CW Spezial Top 100 - Communications

Gipfelstürmer Apple hat alles unter Kontrolle

27.09.2011
Von 


Manfred Bremmer beschäftigt sich mit (fast) allem, was in die Bereiche Mobile Computing und Communications hineinfällt. Bevorzugt nimmt er dabei mobile Lösungen, Betriebssysteme, Apps und Endgeräte unter die Lupe und überprüft sie auf ihre Business-Tauglichkeit. Bremmer interessiert sich für Gadgets aller Art und testet diese auch.

Viele Hunde sind des Hasen Tod


Generell lässt sich beobachten, dass von dem anhaltenden Boom im Smartphone-Markt nicht alle Hersteller profitieren können. Während Apple, Samsung und HTC Erfolge feiern, schreiben neben Nokia auch LG, Sony Ericsson und Motorola mit ihrem Mobilfunkgeschäft Verluste.

Klarer Gewinner ist dagegen der Internet-Riese Google. Der Plan des Unternehmens, mit dem kostenlos verfügbaren Betriebssystem Android einen schnellen Einstieg in das lockende Geschäft mit mobiler Werbung und anderen Services zu erzielen, scheint dank der zahlreichen OEM-Partner voll aufzugehen. Laut Berechnungen von Gartner wurden im zweiten Quartal 2011 mehr als 46 Millionen Android-Smartphones verkauft (Q2/2010: zehn Millionen Stück) – das sind mehr als eine halbe Million pro Tag. Gleichzeitig konnte das Google-System den Marktanteil mit 43,4 Prozent gegenüber dem Vorjahreszeitraum fast verdreifachen.

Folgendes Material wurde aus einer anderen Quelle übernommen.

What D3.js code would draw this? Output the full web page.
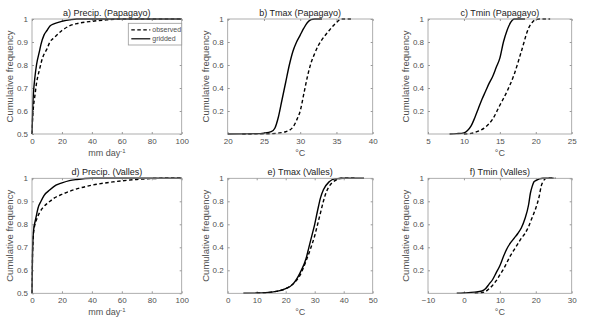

Android überholte dabei nicht nur schnell Symbian, sondern übertrumpfte auch noch Apples iOS, mit dem es vor einem Jahr noch fast gleichauf lag. Doch der Run auf Android ruft nicht nur die Jobs-Company auf den Plan, Google mit mehr oder weniger gerechtfertigten Klagen wegen Patentverstößen und Urheberrechtsverletzungen zu bremsen. Auch Oracle und Microsoft halten bei Google oder stellvertretend Herstellern, die Android einsetzen, die Hand auf.

Wer hat's erfunden?

Während sich Oracle wegen der Nutzung von Java in Android Lizenzzahlungen in Milliarden-Dollar-Höhe erhofft, will Microsoft das von Google kostenlos bereitgestellte Android-Betriebssystem über Lizenzforderungen künstlich teuer machen und so den Wettbewerbsvorteil gegenüber Windows Phone ausgleichen. Aktuell scheint sich die Strategie auszuzahlen, wenn auch nicht ganz so wie gewünscht: Berechnungen zufolge erzielt die Company mittlerweile über die Abgaben von HTC & Co. mehr Umsätze als mit dem Verkauf seiner Windows-Phone-Lizenzen. Schuld daran ist aber primär der bislang geringe Markterfolg des noch jungen Nachfolgers von Windows Mobile: Im zweiten Quartal 2011 wurden gerade einmal 1,7 Millionen Windows-Phones verkauft, das entspricht 1,6 Prozent Marktanteil.

Apple geht noch einen Schritt weiter und versucht, die Konkurrenz durch Klagen am Einsatz grundlegender Elemente oder Bedienfunktionen wie Multitouch zu hindern beziehungsweise gar einen Verkaufsstopp zu erreichen. Als Konsequenz liefern sich die Hersteller inzwischen mit Apple ein nicht enden wollendes Patent-Kreuzfeuer.

Wie die jüngsten Ereignisse andeuten, läuft das Ganze auf eine Art Hochrüsten hinaus, wie es in der jüngeren Wirtschaftsgeschichte wohl einmalig ist. Waffen sind dabei die Patent-Portfolios, wie zuletzt die rund 6000 Patente und -anträge des insolventen TK-Ausrüsters Nortel.

Der „nationale Schatz“, so RIM-Co-CEO Mike Lazaridis, wechselte für 4,5 Milliarden Dollar an ein Konsortium um Apple, Microsoft und Sony, während Google leer ausging. Der Internet-Riese schnappte sich aber bald darauf für gigantische 12,5 Milliarden Dollar den Smartphone-Pionier Motorola Mobility (MMI), um sich und seine OEM-Partner vor den zunehmenden Patentattacken gegen Android zu schützen. MMI besitzt neben rund 17.000 Patenten und 7500 Patentanträgen noch ein nicht ganz unbedeutendes Hardwaregeschäft mit 29 000 Mitarbeitern. Inwieweit es Google gelingt, dieses als unabhängigen Bereich und gleichberechtigten Lizenzpartner unter vielen weiterzuführen, muss abgewartet werden. Es bleibt auf jeden Fall auch in Zukunft spannend!